• [AIM] Write out the records below from the first line through the line containing "fig = go.Figure()", leaving out any pictures.
═════ EXERCISE MATERIALS ═════
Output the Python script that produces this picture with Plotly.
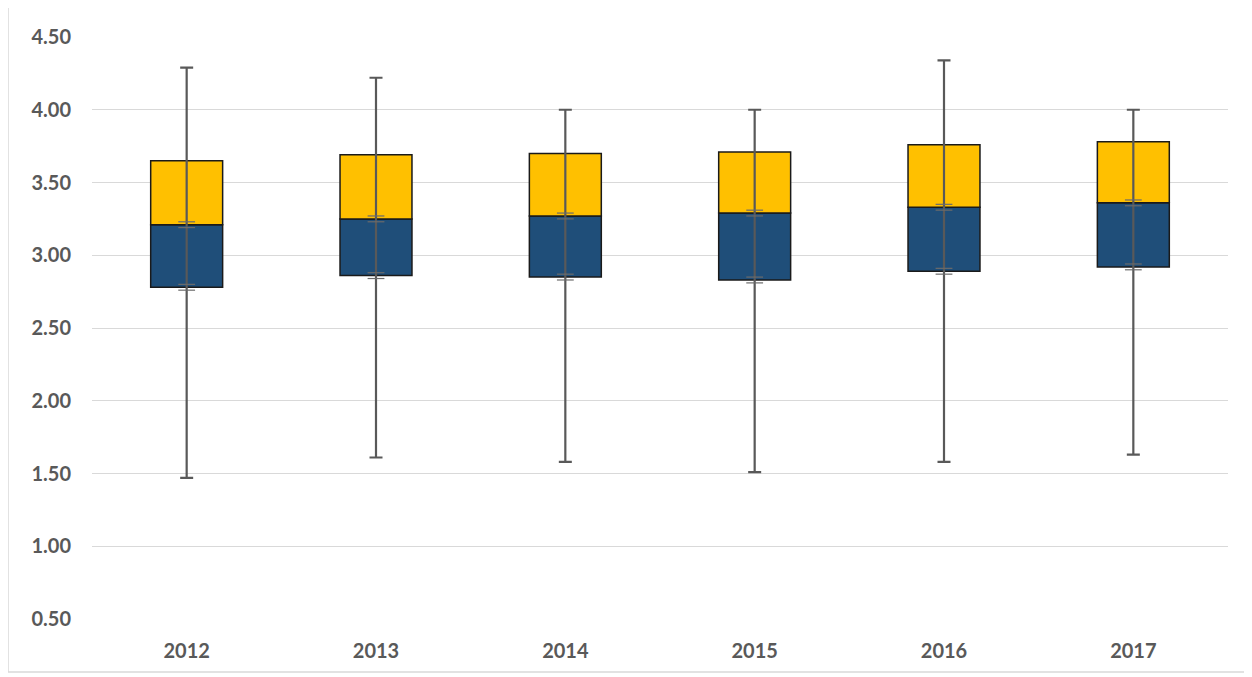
import plotly.graph_objects as go

years = ["2012", "2013", "2014", "2015", "2016", "2017"]
min_vals = [1.47, 1.61, 1.58, 1.51, 1.58, 1.63]
q1_vals = [2.78, 2.86, 2.85, 2.83, 2.89, 2.92]
median_vals = [3.21, 3.25, 3.27, 3.29, 3.33, 3.36]
q3_vals = [3.65, 3.69, 3.70, 3.71, 3.76, 3.78]
max_vals = [4.29, 4.22, 4.00, 4.00, 4.34, 4.00]
tick_offset = 0.02  # small error-bar ticks around median and Q1

y_ticks = [0.5, 1.0, 1.5, 2.0, 2.5, 3.0, 3.5, 4.0, 4.5]

# page body has an 8px margin, so the figure is slightly smaller and shifted
OFF = 8
W, H = 1244, 669
L, R, T, B = 84, 24, 29, 58

font_family = "Lato, 'Open Sans', sans-serif"
text_color = "#595959"
whisker_color = "#595959"

fig = go.Figure()

# Lower box (Q1 -> median)
fig.add_trace(go.Bar(
    x=years,
    y=[m - q for m, q in zip(median_vals, q1_vals)],
    base=q1_vals,
    marker=dict(color="#1F4E79", line=dict(color="#1a1a1a", width=1.5)),
    width=0.38,
    hoverinfo="skip",
    showlegend=False,
))
# Upper box (median -> Q3)
fig.add_trace(go.Bar(
    x=years,
    y=[q - m for q, m in zip(q3_vals, median_vals)],
    base=median_vals,
    marker=dict(color="#FFC000", line=dict(color="#1a1a1a", width=1.5)),
    width=0.38,
    hoverinfo="skip",
    showlegend=False,
))

# Whiskers min -> max
mid = [(a + b) / 2 for a, b in zip(min_vals, max_vals)]
half = [(b - a) / 2 for a, b in zip(min_vals, max_vals)]
fig.add_trace(go.Scatter(
    x=years,
    y=mid,
    mode="markers",
    marker=dict(size=1, opacity=0),
    error_y=dict(type="data", array=half, arrayminus=half, symmetric=False,
                 color=whisker_color, thickness=2.2, width=6.5),
    hoverinfo="skip",
    showlegend=False,
))

# Small ticks near median and Q1
tick_x = years * 4
tick_y = ([m + tick_offset for m in median_vals] + [m - tick_offset for m in median_vals]
          + [q + tick_offset for q in q1_vals] + [q - tick_offset for q in q1_vals])
fig.add_trace(go.Scatter(
    x=tick_x,
    y=tick_y,
    mode="markers",
    marker=dict(symbol="line-ew", size=12, line=dict(color="#6b6b6b", width=1.2)),
    hoverinfo="skip",
    showlegend=False,
))

# Outer chart border (paper coordinates derived from screen pixel layout)
pw = W - L - R
ph = H - T - B
def px_x(px):
    return (px - OFF - L) / pw
def px_y(py):
    return (H - B - (py - OFF)) / ph

fig.add_shape(type="rect", xref="paper", yref="paper",
              x0=px_x(8), x1=px_x(1245), y0=px_y(672), y1=px_y(6),
              line=dict(color="#D9D9D9", width=1.5), fillcolor="rgba(0,0,0,0)",
              layer="below")

fig.update_layout(
    width=W, height=H,
    margin=dict(l=L, r=R, t=T, b=B),
    paper_bgcolor="white",
    plot_bgcolor="white",
    barmode="overlay",
    font=dict(family=font_family, color=text_color, size=20),
    xaxis=dict(
        type="category",
        range=[-0.5, 5.5],
        showgrid=False,
        zeroline=False,
        showline=False,
        ticks="",
        tickfont=dict(family=font_family, size=20, color=text_color, weight="bold"),
        ticklabelstandoff=18,
    ),
    yaxis=dict(
        range=[0.5, 4.5],
        tickvals=y_ticks,
        ticktext=[f"{v:.2f}" for v in y_ticks],
        showgrid=True,
        gridcolor="#D9D9D9",
        gridwidth=1,
        zeroline=False,
        showline=False,
        ticks="",
        tickfont=dict(family=font_family, size=20, color=text_color, weight="bold"),
        ticklabelstandoff=20,
    ),
)

fig.write_html("out.html")
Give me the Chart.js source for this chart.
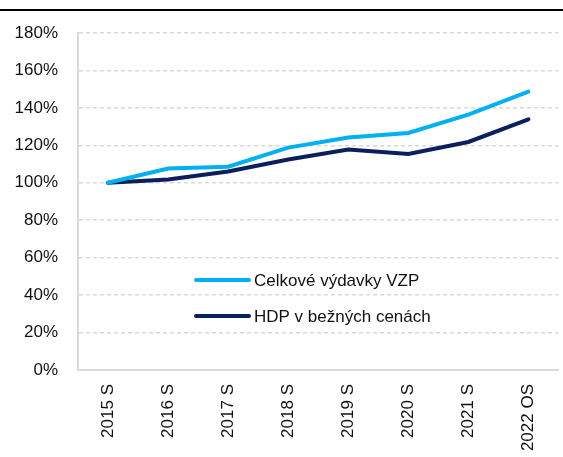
<!DOCTYPE html>
<html>
<head>
<meta charset="utf-8">
<script src="https://cdn.jsdelivr.net/npm/chart.js@4/dist/chart.umd.min.js"></script>
<style>
  html, body { margin: 0; padding: 0; background: #fff; }
  #wrap { position: relative; width: 563px; height: 457px; }
  #topline { position: absolute; left: 0; top: 9px; width: 563px; height: 2px; background: #000; }
</style>
</head>
<body>
<div id="wrap">
  <div id="topline"></div>
  <canvas id="chart" width="563" height="457"></canvas>
</div>
<script>
const years = ['2015 S', '2016 S', '2017 S', '2018 S', '2019 S', '2020 S', '2021 S', '2022 OS'];
const vydavkyVzp = [100, 107.6, 108.6, 118.8, 124.2, 126.6, 136.4, 148.7];
const hdpBezne = [100, 101.7, 106.0, 112.4, 117.8, 115.4, 121.8, 133.9];
const seriesNames = ['Celkové výdavky VZP', 'HDP v bežných cenách'];
const seriesColors = ['#00b0f0', '#0b1f5c'];

const font = { family: 'Arial, "Liberation Sans", sans-serif', size: 17 };

// legend drawn inside the plot area, like in the source
const innerLegend = {
  id: 'innerLegend',
  afterDatasetsDraw(chart) {
    const ctx = chart.ctx;
    const rows = [280, 316];
    ctx.save();
    ctx.font = `${font.size}px ${font.family}`;
    ctx.textBaseline = 'middle';
    chart.data.datasets.forEach((ds, i) => {
      ctx.strokeStyle = ds.borderColor;
      ctx.lineWidth = 4;
      ctx.lineCap = 'round';
      ctx.beginPath();
      ctx.moveTo(196, rows[i]);
      ctx.lineTo(249, rows[i]);
      ctx.stroke();
      ctx.fillStyle = '#111';
      ctx.fillText(ds.label, 254, rows[i] + 1);
    });
    ctx.restore();
  }
};

new Chart(document.getElementById('chart'), {
  type: 'line',
  data: {
    labels: years,
    datasets: [
      { label: seriesNames[0], data: vydavkyVzp, borderColor: seriesColors[0], borderWidth: 4, pointRadius: 0, tension: 0, borderCapStyle: 'round' },
      { label: seriesNames[1], data: hdpBezne, borderColor: seriesColors[1], borderWidth: 4, pointRadius: 0, tension: 0, borderCapStyle: 'round' }
    ]
  },
  options: {
    responsive: false,
    animation: false,
    layout: { padding: { top: 33, right: 3, left: 0, bottom: 0 } },
    plugins: { legend: { display: false }, tooltip: { enabled: false } },
    scales: {
      x: {
        offset: true,
        grid: { display: false, drawTicks: false },
        border: { color: '#d9d9d9', width: 2 },
        ticks: { color: '#111', font: font, minRotation: 90, maxRotation: 90, padding: 14 },
        afterFit(scale) { scale.height = 87; }
      },
      y: {
        min: 0,
        max: 180,
        grid: { color: '#d9d9d9', lineWidth: 1.5, drawTicks: false },
        border: { color: '#d9d9d9', width: 2, dash: [4, 3] },
        ticks: { stepSize: 20, color: '#111', font: font, padding: 20, callback: v => v + '%' },
        afterFit(scale) { scale.width = 78; }
      }
    }
  },
  plugins: [innerLegend]
});
</script>
</body>
</html>
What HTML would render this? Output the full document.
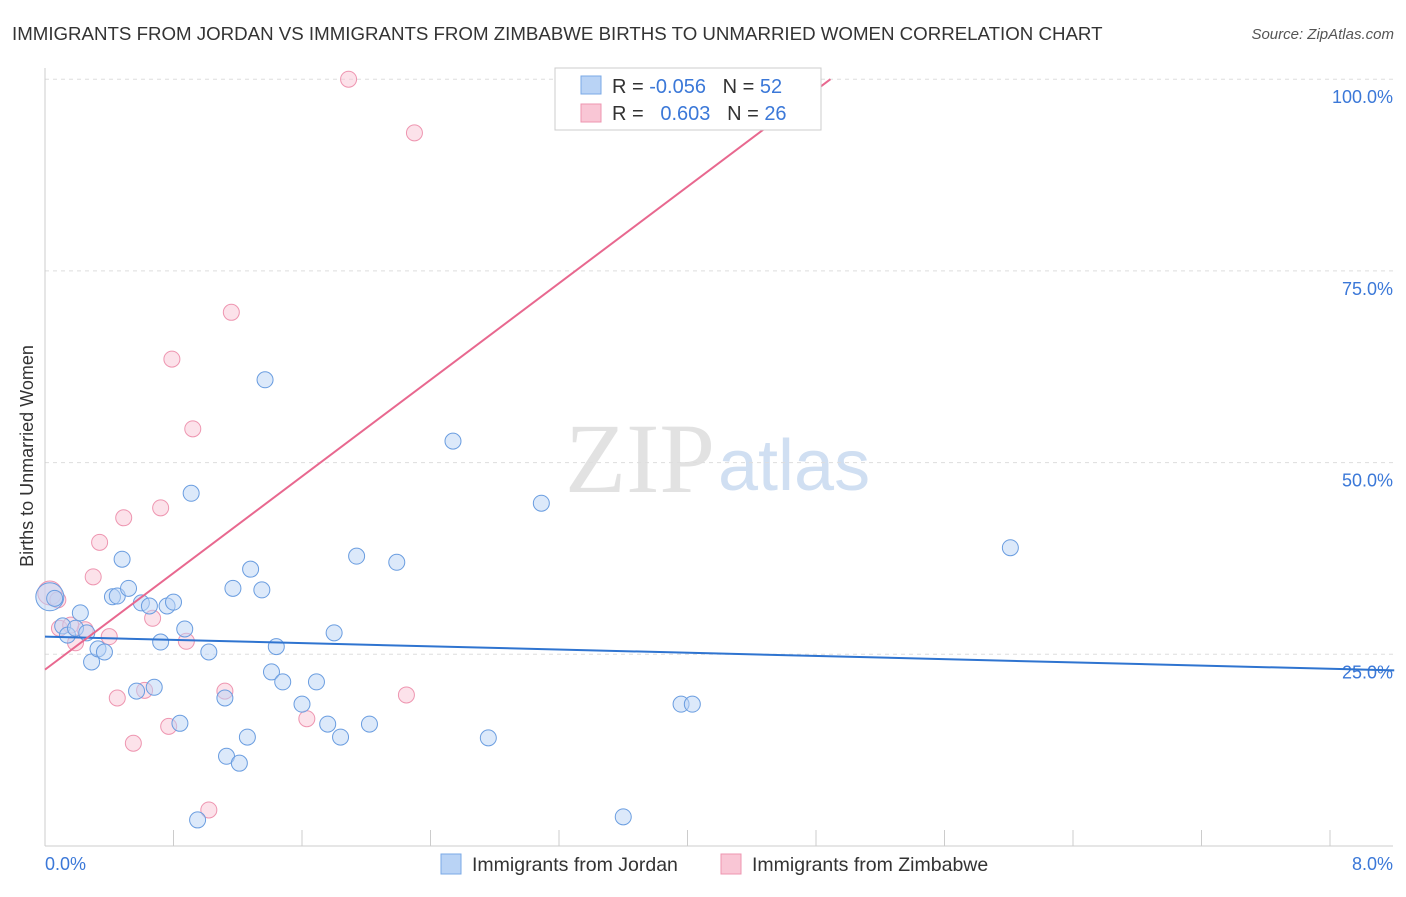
<!DOCTYPE html>
<html><head><meta charset="utf-8"><style>
body{margin:0;background:#fff;font-family:"Liberation Sans",sans-serif;}
svg text{font-family:"Liberation Sans",sans-serif;white-space:pre;}
</style></head><body>
<svg id="chart" width="1406" height="892">
<text x="12" y="40" font-size="18.7" fill="#333">IMMIGRANTS FROM JORDAN VS IMMIGRANTS FROM ZIMBABWE BIRTHS TO UNMARRIED WOMEN CORRELATION CHART</text>
<text x="1394" y="39" font-size="15" fill="#555" font-style="italic" text-anchor="end">Source: ZipAtlas.com</text>
<text x="33" y="456" font-size="18" fill="#333" text-anchor="middle" transform="rotate(-90 33 456)">Births to Unmarried Women</text>
<text x="715" y="492" font-size="100" fill="#e2e2e2" text-anchor="end" font-family="Liberation Serif" style="font-family:'Liberation Serif',serif">ZIP</text>
<text x="718" y="490" font-size="72" fill="#d0dff2">atlas</text>
<g id="grid"></g><g id="pts"></g><g id="lines"></g>
<g>
<rect x="555" y="68" width="266" height="62" fill="#fff" stroke="#ccc"/>
<rect x="581" y="76" width="20" height="18" fill="#b9d3f5" stroke="#7aa8e6"/>
<text x="612" y="93" font-size="20" fill="#333">R = <tspan fill="#3b78d8">-0.056</tspan>   N = <tspan fill="#3b78d8">52</tspan></text>
<rect x="581" y="104" width="20" height="18" fill="#f9c6d5" stroke="#ee95b0"/>
<text x="612" y="120" font-size="20" fill="#333">R =  <tspan fill="#3b78d8"> 0.603</tspan>   N = <tspan fill="#3b78d8">26</tspan></text>
</g>
<g>
<rect x="441" y="854" width="20" height="20" fill="#b9d3f5" stroke="#7aa8e6"/>
<text x="472" y="871" font-size="19.5" fill="#333">Immigrants from Jordan</text>
<rect x="721" y="854" width="20" height="20" fill="#f9c6d5" stroke="#ee95b0"/>
<text x="752" y="871" font-size="19.5" fill="#333">Immigrants from Zimbabwe</text>
</g>
<text x="45" y="870" font-size="18" fill="#3b78d8">0.0%</text>
<text x="1393" y="870" font-size="18" fill="#3b78d8" text-anchor="end">8.0%</text>
</svg>
<script>
const yTicks=[25,50,75,100];
const yTickLabels=["25.0%","50.0%","75.0%","100.0%"];
const jordanX=[0.03,0.06,0.11,0.14,0.19,0.22,0.26,0.29,0.33,0.37,0.42,0.45,0.48,0.52,0.57,0.60,0.65,0.68,0.72,0.76,0.80,0.84,0.87,0.91,0.95,1.02,1.12,1.13,1.17,1.21,1.26,1.28,1.35,1.37,1.41,1.44,1.48,1.60,1.69,1.76,1.80,1.84,1.94,2.02,2.19,2.54,2.76,3.09,3.60,3.96,4.03,6.01];
const jordanY=[32.5,32.3,28.7,27.5,28.4,30.4,27.8,24.0,25.7,25.3,32.5,32.6,37.4,33.6,20.2,31.7,31.3,20.7,26.6,31.3,31.8,16.0,28.3,46.0,3.4,25.3,19.3,11.7,33.6,10.8,14.2,36.1,33.4,60.8,22.7,26.0,21.4,18.5,21.4,15.9,27.8,14.2,37.8,15.9,37.0,52.8,14.1,44.7,3.8,18.5,18.5,38.9];
const zimX=[0.03,0.09,0.19,0.25,0.30,0.34,0.40,0.45,0.49,0.55,0.62,0.67,0.72,0.77,0.79,0.88,0.92,1.02,1.12,1.16,1.63,1.89,2.25,2.30,0.08,0.16];
const zimY=[33.0,28.4,26.5,28.2,35.1,39.6,27.3,19.3,42.8,13.4,20.3,29.7,44.1,15.6,63.5,26.7,54.4,4.7,20.2,69.6,16.6,100,19.7,93.0,32.1,28.8];
const jordanTrend=[27.3,22.9];
const zimTrend=[23.0,100.0];
const xs=v=>45+v/8*1285, ys=v=>846-v*7.668;
const NS="http://www.w3.org/2000/svg";
function mk(t,a,p){const e=document.createElementNS(NS,t);for(const k in a)e.setAttribute(k,a[k]);p.appendChild(e);return e;}
const grid=document.getElementById('grid');
yTicks.forEach((t,i)=>{
 const l=mk('line',{x1:45,x2:1393,y1:ys(t),y2:ys(t),stroke:'#ddd','stroke-dasharray':'4,4'},grid);
 
 
 const tx=mk('text',{x:1393,y:ys(t)+24,'font-size':18,fill:'#3b78d8','text-anchor':'end'},grid);
 tx.textContent=yTickLabels[i];
 
 
});
mk('line',{x1:45,x2:45,y1:68,y2:846,stroke:'#ccc'},grid);
mk('line',{x1:45,x2:1393,y1:846,y2:846,stroke:'#ccc'},grid);
for(let i=0;i<=10;i++){const t=mk('line',{x1:xs(i*0.8),x2:xs(i*0.8),y1:830,y2:846,stroke:'#ccc'},grid);
 
 }
const pts=document.getElementById('pts');
zimX.forEach((x,i)=>{const c=mk('circle',{cx:xs(x),cy:ys(zimY[i]),r:i==0?12:8,fill:'rgba(249,198,213,0.5)',stroke:'#ee95b0','stroke-width':1},pts);
 
 });
jordanX.forEach((x,i)=>{const c=mk('circle',{cx:xs(x),cy:ys(jordanY[i]),r:i==0?14:8,fill:'rgba(185,211,245,0.5)',stroke:'#6a9de0','stroke-width':1},pts);
 
 });
const lines=document.getElementById('lines');
const lj=mk('line',{x1:xs(0),y1:ys(jordanTrend[0]),x2:xs(8.4),y2:ys(jordanTrend[1]),stroke:'#2f74d0','stroke-width':2},lines);


const lz=mk('line',{x1:xs(0),y1:ys(zimTrend[0]),x2:xs(4.89),y2:ys(zimTrend[1]),stroke:'#e8688f','stroke-width':2},lines);


</script>
</body></html>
═════
• [RESPONSE TO THE EXERCISE]
Output the Python script that produces this picture with Plotly.
import plotly.graph_objects as go

years = ["2012", "2013", "2014", "2015", "2016", "2017"]
min_vals = [1.47, 1.61, 1.58, 1.51, 1.58, 1.63]
q1_vals = [2.78, 2.86, 2.85, 2.83, 2.89, 2.92]
median_vals = [3.21, 3.25, 3.27, 3.29, 3.33, 3.36]
q3_vals = [3.65, 3.69, 3.70, 3.71, 3.76, 3.78]
max_vals = [4.29, 4.22, 4.00, 4.00, 4.34, 4.00]
tick_offset = 0.02  # small error-bar ticks around median and Q1

y_ticks = [0.5, 1.0, 1.5, 2.0, 2.5, 3.0, 3.5, 4.0, 4.5]

# page body has an 8px margin, so the figure is slightly smaller and shifted
OFF = 8
W, H = 1244, 669
L, R, T, B = 84, 24, 29, 58

font_family = "Lato, 'Open Sans', sans-serif"
text_color = "#595959"
whisker_color = "#595959"

fig = go.Figure()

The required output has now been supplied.